Cependant, il collabore autour de 1880 à La Finance nouvelle, une feuille boursière dirigée par Joseph Spiess, un sympathisant fouriériste, qui accueille aussi dans ses colonnes Charles Sauvestre et Charles Pellarin. Valserres y publie des articles sur le crédit agricole [24].

Il utilise également les colonnes de La Finance nouvelle pour intervenir dans les débats concernant l’avenir de l’Union agricole d’Afrique, une société fondée en 1845-1846 par des fouriéristes lyonnais pour exploiter un domaine agricole à Saint-Denis-du-Sig, dans la région d’Oran. À la fin des années 1870, l’Union agricole est en grande difficulté, et le conseil d’administration, dont fait partie Victor Considerant, est à la fois très divisé et très contesté. Les critiques les plus violentes proviennent de Jean Griess-Traut, que soutient Jacques Valserres, nouvel actionnaire de la société (il n’apparaît pas sur la liste des actionnaires de 1869 ; mais il est sur la suivante qui date de 1880) [25]. La Finance nouvelle publie plusieurs articles sur l’Union du Sig, appelant ses actionnaires à se mobiliser pour les assemblées générales des actionnaires, en en présentant les enjeux [26]. Il assiste lui-même aux assemblées générales des actionnaires en octobre 1879 et de février 1880 [27]. Finalement, à l’issue de débats houleux, le projet d’association du capital et du travail disparaît ; le domaine est loué à une société dirigée par Henri Couturier afin de former un « orphelinat agricole ». Valserres présente ce projet de façon très favorable dans La Finance nouvelle [28].
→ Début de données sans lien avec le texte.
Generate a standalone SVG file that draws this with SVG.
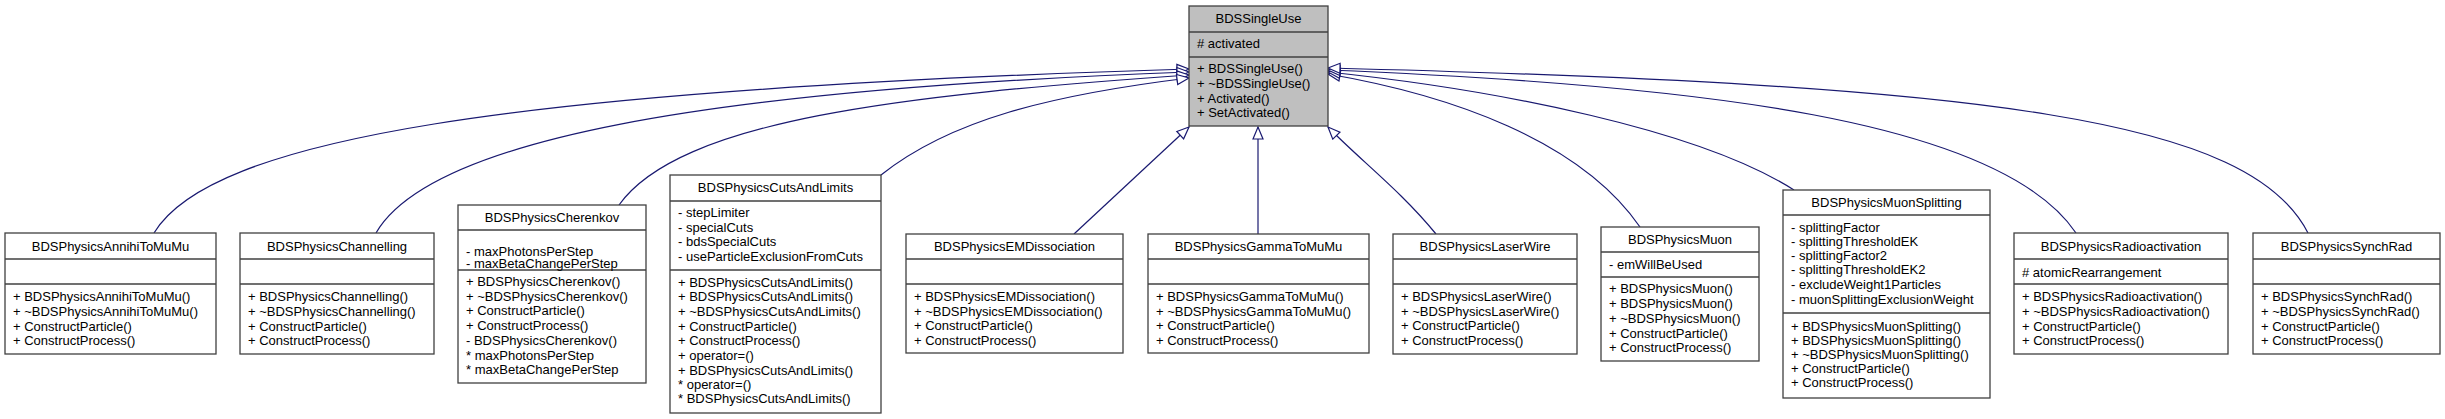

Dans ses dernières années, il demeure à Courbevoie. Il décède en 1882 lors d’un séjour à Albi. Les brefs articles alors parus dans Le Temps et le Journal des débats le présentent comme maire de la commune de Valserres, le confondant ainsi avec son frère cadet, Jules, effectivement premier magistrat de cette commune de 1882 à 1884, mais qui décède en 1892 [29].